Flying a helicopter to an altitude of 3 meters is an ambitious task. Besides the substantial increase in required power, there is a concern about stability, especially since attaining the Sikorsky Prize depends upon being able to stay within a 10 meter square. With Atlas we will have a great deal of control including pitch, roll and collective.
All of the controls will be located on the handlebars of the bike the pilot sits in. The collective and pitch will be actuated through bar end shifters and the roll is adjusted with the brake levers. Both the shifters and the brakes have been bonded to carbon fibre tubes in order to extend the range of motion. The control lines will be attached to the ends of the tubes and run through the quad structure, actuating a control surface at the tips of the rotors.

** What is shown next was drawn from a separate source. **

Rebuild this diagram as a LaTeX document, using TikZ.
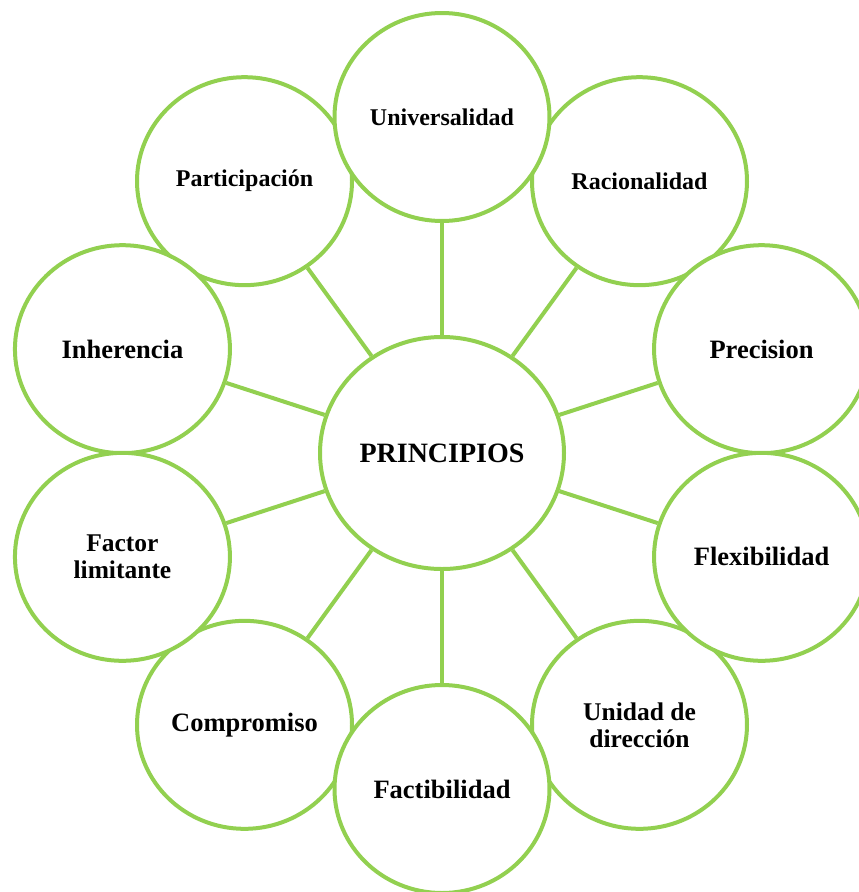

The bar end shifters were bonded to the tubes with a piece of structural foam inbetween. A couple layers of carbon weave were wrapped around to ensure its strength. In the near future, the tubes will be cut to size and connected to the control lines. The collective shifter will require a single line to control a riser, which either pulls or releases all four of the rotor lines. The pitch shifter will have two lines at either end of the tube, one running to the front rotor and one to the back. When the shifter is adjusted, one line is pulled and the other is released, which allows for a larger difference in lift across the two rotors but keeps the torque balanced.
The brake levers were bonded to carbon fibre tubes and wrapped with kevlar to hold them in place. The two levers will be connected by a linkage in order for one control line to be pulled as the other is released.